I don’t think I could have been any older than ten. I remember I was crossing our farmyard, in shorts, my legs, bare above my cowboy boots, slicing forward in a purposeful gait. Perhaps I was headed to the barn corral to catch one of my horses.
Given the nature of the thought that was about to stop me in my tracks, I must have been mulling over the notion of infinity, a concept my father had introduced me to when we stood at night out by the yard fence, gazing at the stars. He said the stars went on forever in all directions. “How is that possible?” I often wondered. But what else could the stars do? If they stopped what would be beyond them? Nothing? What was nothing? It must have been at about that juncture in my usual state of perplexity when the new question brought me to a halt: How could there be anything at all?
There must have been nothing at some point, back before the universe began. So how could anything come out of nothing? Even if God created the universe, as I was taught in Sunday School, who, or what, created God? I remember standing there in the broad, stark light of a Kansas summer afternoon, my mind reeling with the strangeness of existence. “How did I get here? How did anything get here?”
I was not an unusually precocious child. I was just doing what humans do, wondering why things are the way they are. Our intellectual curiosity distinguishes us from the other beings on this planet. Perhaps most animals are curious. Just think of the dog who must explore every corner of a house or yard. But as far as we know, dogs don’t ponder the stars or the origins of the universe. Our tendency to ask big questions seems embedded in our DNA.
“To what end?” I wonder. It is comforting to think there might be a reason we evolved with the marvelous capacity, not only to ask but to answer big questions. Take for instance one recent discovery. How thrilled my father would have been to open his newspaper, as I did one morning last spring, and see a picture astronomers had taken of red and fiery yellow light surrounding a dark disk of concentrated matter about to be sucked into a black hole in the constellation Virgo.
Our curiosity also leads us inward, to discover that our own bodies contain a veritable universe of microbes without which we could not function. The latest estimate is 100 trillion microbial cells within us versus just 10 trillion human cells. Such knowledge heightens our awareness of the interconnectedness of all life and leads me to wonder if the universe itself is a giant organism in which we humans are a tiny, but integral, part.
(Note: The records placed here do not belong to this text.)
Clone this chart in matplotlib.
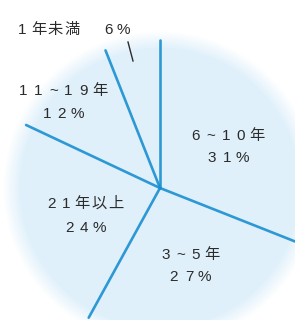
import numpy as np
import matplotlib.pyplot as plt

plt.rcParams['font.family'] = ['Liberation Sans', 'Noto Sans CJK JP', 'DejaVu Sans']

# 勤続年数の内訳 (%)
categories = ['6~10年', '3~5年', '21年以上', '11~19年', '1年未満']
shares = [31, 27, 24, 12, 6]
share_labels = ['31%', '27%', '24%', '12%', '6%']

W, H = 295, 320
cx, cy, R = 160, 320 - 188, 148
line_color = '#1a8fd0'
text_color = '#2b2b2b'

fig = plt.figure(figsize=(W / 100, H / 100), dpi=100)
ax = fig.add_axes([0, 0, 1, 1])

# 淡い水色の円（ぼかした縁）
yy, xx = np.mgrid[0:H, 0:W]
rr = np.hypot(xx + 0.5 - cx, yy + 0.5 - cy)
alpha = np.clip((157 - rr) / 18, 0, 1)
img = np.zeros((H, W, 4))
img[..., 0] = 0.875
img[..., 1] = 0.945
img[..., 2] = 0.985
img[..., 3] = alpha
ax.imshow(img, extent=(0, W, 0, H), origin='lower', zorder=0)

# 扇形は透明、境界線だけを描く
wedges, _ = ax.pie(shares, startangle=90, counterclock=False, center=(cx, cy),
                   radius=R, wedgeprops=dict(fill=False, linewidth=0), frame=True)
ax.set_xlim(0, W)
ax.set_ylim(0, H)
ax.set_aspect('equal')
ax.axis('off')
for w in wedges:
    t = np.radians(w.theta2)
    ax.plot([cx, cx + R * np.cos(t)], [cy, cy + R * np.sin(t)],
            color=line_color, lw=1.9, alpha=0.9, solid_capstyle='round', zorder=3)


def spaced(x, y, s, size=11):
    # 文字間を広げて中央揃えで描く
    adv = [17 if ord(c) > 255 else 15 for c in s]
    total = sum(adv)
    pos = x - total / 2
    for c, a in zip(s, adv):
        ax.text(pos + a / 2, H - y, c, ha='center', va='center',
                fontsize=size, color=text_color, zorder=4)
        pos += a


label_pos = {
    '6~10年': (227, 136, 158),
    '3~5年': (189, 255, 277),
    '21年以上': (84, 204, 228),
    '11~19年': (62, 91, 114),
}
for cat, lab in zip(categories, share_labels):
    if cat in label_pos:
        x, y1, y2 = label_pos[cat]
        spaced(x, y1, cat)
        spaced(x, y2, lab)

spaced(48, 30, categories[4])
spaced(116, 30, share_labels[4])
ax.plot([128, 133], [H - 42, H - 61], color=text_color, lw=1.0, zorder=4)

fig.savefig('out.png', dpi=100)
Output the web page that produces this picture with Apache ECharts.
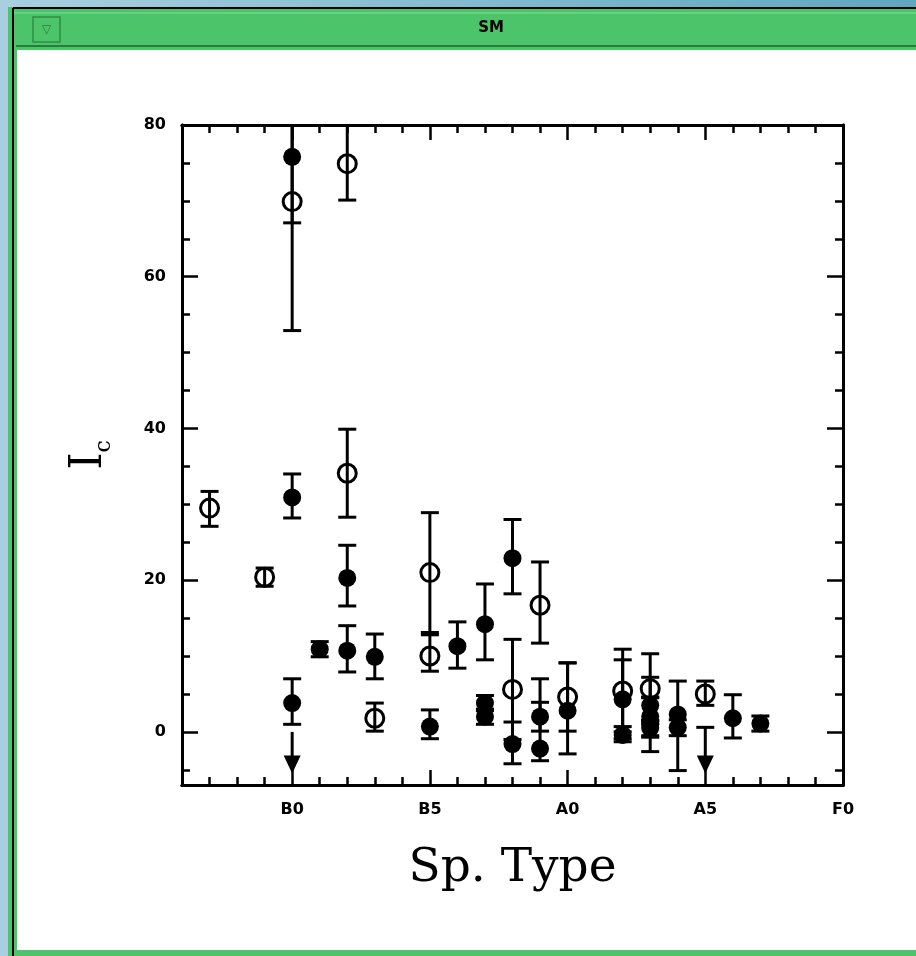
<!DOCTYPE html>
<html>
<head>
<meta charset="utf-8">
<script src="https://cdn.jsdelivr.net/npm/echarts@6/dist/echarts.min.js"></script>
<style>
html,body{margin:0;padding:0;background:#fff;}
#chart{width:916px;height:956px;}
</style>
</head>
<body>
<div id="chart"></div>
<script>
// ---- data (Sp. Type index: B0 = 0, B5 = 5, A0 = 10, A5 = 15, F0 = 20) ----
var xTickValues = [0, 5, 10, 15, 20];
var xTickLabels = ['B0', 'B5', 'A0', 'A5', 'F0'];
var yTickValues = [0, 20, 40, 60, 80];
var yTickLabels = ['0', '20', '40', '60', '80'];

// open circles
var openX  = [-3, -1, 0, 2, 2, 3, 5, 5, 8, 9, 10, 12, 13, 15];
var openY  = [29.5, 20.4, 69.9, 74.9, 34.1, 1.8, 21.0, 10.0, 5.6, 16.7, 4.6, 5.4, 5.7, 5.0];
var openLo = [27.1, 19.2, 52.9, 70.1, 28.3, 0.1, 13.1, 8.0, -1.0, 11.7, 0.1, 0.0, 1.1, 3.5];
var openHi = [31.7, 21.6, 87.0, 80.0, 39.9, 3.8, 28.9, 12.8, 12.2, 22.4, 9.1, 10.9, 10.3, 6.7];

// filled circles
var filledX  = [0, 0, 0, 1, 2, 2, 3, 5, 6, 7, 7, 7, 8, 8, 9, 9, 10, 12, 12, 13, 13, 13, 13, 14, 14, 16, 17];
var filledY  = [75.8, 30.9, 3.8, 10.9, 20.3, 10.7, 9.9, 0.7, 11.3, 14.2, 3.8, 2.0, 22.9, -1.6, 2.0, -2.2, 2.8, 4.3, -0.4, 3.5, 2.0, 1.0, 0.5, 2.3, 0.6, 1.8, 1.1];
var filledLo = [67.1, 28.2, 1.0, 9.9, 16.6, 7.9, 7.0, -0.9, 8.4, 9.5, 2.8, 1.0, 18.2, -4.2, 0.1, -3.8, -2.9, -0.9, -1.3, 1.5, -0.7, -2.6, -0.5, -5.1, -0.5, -0.8, 0.1];
var filledHi = [85.0, 34.0, 7.0, 11.9, 24.6, 14.0, 12.9, 2.9, 14.5, 19.5, 4.8, 3.0, 28.0, 1.3, 3.9, 7.0, 9.1, 9.5, 0.7, 4.5, 7.2, 4.6, 1.5, 6.7, 1.6, 4.9, 2.1];

// upper-limit arrows
var arrowX   = [0, 15];
var arrowTop = [0, 0.6];
var arrowTip = [-5.5, -5.5];
var arrowCap = [0, 1];

var X_MIN = -4, X_MAX = 20, Y_MIN = -7, Y_MAX = 80;

function range(a, b, step) { var r = []; for (var v = a; v <= b + 1e-9; v += step) r.push(v); return r; }
var xMinor = range(-4, 20, 1).filter(function (v) { return xTickValues.indexOf(v) < 0; });
var yMinor = range(-5, 80, 5).filter(function (v) { return yTickValues.indexOf(v) < 0; });

var errData = [];
openX.forEach(function (x, i) { errData.push([x, openLo[i], openHi[i]]); });
filledX.forEach(function (x, i) { errData.push([x, filledLo[i], filledHi[i]]); });
var arrowData = arrowX.map(function (x, i) { return [x, arrowTop[i], arrowTip[i], arrowCap[i]]; });

var chart = echarts.init(document.getElementById('chart'), null, { renderer: 'canvas' });
var FONT = 'DejaVu Sans';
var lineStyle = { color: '#000', width: 3 };

function xAxisDef(pos, ticks, len, labels) {
  return {
    type: 'value', position: pos, min: X_MIN, max: X_MAX, gridIndex: 0,
    axisLine: { show: true, onZero: false, lineStyle: lineStyle },
    axisTick: { show: true, inside: true, length: len, customValues: ticks, lineStyle: { color: '#000', width: 2.5 } },
    axisLabel: labels ? {
      show: true, customValues: xTickValues, margin: 17,
      formatter: function (v) { var k = xTickValues.indexOf(v); return k >= 0 ? xTickLabels[k] : ''; },
      color: '#000', fontFamily: FONT, fontWeight: 'bold', fontSize: 16
    } : { show: false },
    splitLine: { show: false }
  };
}
function yAxisDef(pos, ticks, len, labels) {
  return {
    type: 'value', position: pos, min: Y_MIN, max: Y_MAX, gridIndex: 0,
    axisLine: { show: true, onZero: false, lineStyle: lineStyle },
    axisTick: { show: true, inside: true, length: len, customValues: ticks, lineStyle: { color: '#000', width: 2.5 } },
    axisLabel: labels ? {
      show: true, customValues: yTickValues, margin: 16,
      formatter: function (v) { var k = yTickValues.indexOf(v); return k >= 0 ? yTickLabels[k] : ''; },
      color: '#000', fontFamily: FONT, fontWeight: 'bold', fontSize: 16
    } : { show: false },
    splitLine: { show: false }
  };
}

var xAxes = [
  xAxisDef('bottom', xTickValues, 15, true),
  xAxisDef('bottom', xMinor, 8, false),
  xAxisDef('top', xTickValues, 15, false),
  xAxisDef('top', xMinor, 8, false)
];
xAxes[0].name = 'Sp. Type';
xAxes[0].nameLocation = 'middle';
xAxes[0].nameGap = 60;
xAxes[0].nameTextStyle = { fontFamily: 'DejaVu Serif', fontSize: 47, color: '#000' };

var yAxes = [
  yAxisDef('left', yTickValues, 16, true),
  yAxisDef('left', yMinor, 8, false),
  yAxisDef('right', yTickValues, 16, false),
  yAxisDef('right', yMinor, 8, false)
];

function renderErr(params, api) {
  var x = api.value(0), lo = api.value(1), hi = api.value(2);
  var loC = Math.max(lo, Y_MIN), hiC = Math.min(hi, Y_MAX);
  var p1 = api.coord([x, loC]), p2 = api.coord([x, hiC]);
  var cw = 9;
  var children = [{ type: 'line', shape: { x1: p1[0], y1: p1[1], x2: p2[0], y2: p2[1] }, style: { stroke: '#000', lineWidth: 3 } }];
  if (lo >= Y_MIN) children.push({ type: 'line', shape: { x1: p1[0] - cw, y1: p1[1], x2: p1[0] + cw, y2: p1[1] }, style: { stroke: '#000', lineWidth: 3 } });
  if (hi <= Y_MAX) children.push({ type: 'line', shape: { x1: p2[0] - cw, y1: p2[1], x2: p2[0] + cw, y2: p2[1] }, style: { stroke: '#000', lineWidth: 3 } });
  return { type: 'group', children: children };
}
function renderArrow(params, api) {
  var x = api.value(0), top = api.value(1), tip = api.value(2), cap = api.value(3);
  var pt = api.coord([x, top]), pp = api.coord([x, tip]);
  var hw = 8.5, hh = 18;
  var children = [
    { type: 'line', shape: { x1: pt[0], y1: pt[1], x2: pp[0], y2: pp[1] - hh + 2 }, style: { stroke: '#000', lineWidth: 3 } },
    { type: 'polygon', shape: { points: [[pp[0] - hw, pp[1] - hh], [pp[0] + hw, pp[1] - hh], [pp[0], pp[1]]] }, style: { fill: '#000' } }
  ];
  if (cap) children.push({ type: 'line', shape: { x1: pt[0] - 9, y1: pt[1], x2: pt[0] + 9, y2: pt[1] }, style: { stroke: '#000', lineWidth: 3 } });
  return { type: 'group', children: children };
}

var option = {
  animation: false,
  backgroundColor: '#fff',
  grid: { left: 182, top: 125, width: 661, height: 660, containLabel: false },
  xAxis: xAxes,
  yAxis: yAxes,
  graphic: [
    // desktop background strip
    { type: 'rect', shape: { x: 0, y: 0, width: 916, height: 956 }, style: { fill: new echarts.graphic.LinearGradient(0, 0, 1, 0, [{ offset: 0, color: '#a9cfe0' }, { offset: 1, color: '#5fa7bf' }]) }, z: -10 },
    // window frame
    { type: 'rect', shape: { x: 8, y: 7, width: 910, height: 952 }, style: { fill: '#4cc46a' }, z: -9 },
    { type: 'line', shape: { x1: 13, y1: 8, x2: 916, y2: 8 }, style: { stroke: '#000', lineWidth: 2 }, z: -8 },
    { type: 'line', shape: { x1: 13, y1: 8, x2: 13, y2: 956 }, style: { stroke: '#000', lineWidth: 2 }, z: -8 },
    { type: 'line', shape: { x1: 14, y1: 13, x2: 916, y2: 13 }, style: { stroke: '#7fe09a', lineWidth: 1 }, z: -8 },
    { type: 'line', shape: { x1: 16, y1: 46, x2: 916, y2: 46 }, style: { stroke: '#2a7a3e', lineWidth: 2 }, z: -8 },
    { type: 'rect', shape: { x: 17, y: 50, width: 899, height: 900 }, style: { fill: '#fff' }, z: -8 },
    { type: 'rect', shape: { x: 33, y: 17, width: 27, height: 25 }, style: { fill: '#4cc46a', stroke: '#2f8c47', lineWidth: 1.5 }, z: -7 },
    { type: 'text', x: 46.5, y: 30, style: { text: '▽', fill: '#2a7a3e', font: '12px DejaVu Sans', align: 'center', verticalAlign: 'middle' }, z: -6 },
    { type: 'text', x: 491, y: 28, style: { text: 'SM', fill: '#000', font: 'bold 15px DejaVu Sans', align: 'center', verticalAlign: 'middle' }, z: -6 },
    // y axis title I_c
    { type: 'text', x: 90, y: 455, rotation: Math.PI / 2, style: {
        text: '{a|I}{b|c}', align: 'center', verticalAlign: 'middle',
        rich: { a: { fontFamily: 'DejaVu Serif', fontSize: 44, fill: '#000', lineHeight: 50 }, b: { fontFamily: 'DejaVu Serif', fontSize: 22, fill: '#000', verticalAlign: 'bottom', lineHeight: 50, padding: [14, 0, 0, 0] } } }, z: 5 }
  ],
  series: [
    { type: 'custom', name: 'err', xAxisIndex: 0, yAxisIndex: 0, renderItem: renderErr, data: errData, z: 2, clip: true },
    { type: 'custom', name: 'arrow', xAxisIndex: 0, yAxisIndex: 0, renderItem: renderArrow, data: arrowData, z: 2 },
    { type: 'scatter', name: 'open', xAxisIndex: 0, yAxisIndex: 0, symbol: 'circle', symbolSize: 18,
      itemStyle: { color: 'rgba(0,0,0,0)', borderColor: '#000', borderWidth: 3, opacity: 1 },
      data: openX.map(function (x, i) { return [x, openY[i]]; }), z: 3 },
    { type: 'scatter', name: 'filled', xAxisIndex: 0, yAxisIndex: 0, symbol: 'circle', symbolSize: 18,
      itemStyle: { color: '#000', opacity: 1 },
      data: filledX.map(function (x, i) { return [x, filledY[i]]; }), z: 4 }
  ]
};
chart.setOption(option);
</script>
</body>
</html>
A little child perches on a farmyard fence, the toes of her cowboy boots wedged in the wire, beside a father pointing toward the Milky Way, explaining that the stars go on forever. What if that father and child are fulfilling their intended role in the maturation of the universe they ponder? What if their wondering and the wondering of the billions of other humans like them is the universe’s only means of knowing itself?
If we humans understood how interconnected we are with everything that is, if we had this view of ourselves as an integral part of a whole, would we be more respectful of the whole? As it is, we seem engaged in a race between two sides of our natures – our quest for knowledge on the one hand and on the other our greed to have all we desire regardless of how much damage we do to the web of life. Our curiosity can lead to ever greater understanding of what we and the universe really are, while our greed threatens our very survival. What a pity, what a phenomenal loss, it will be if greed wins.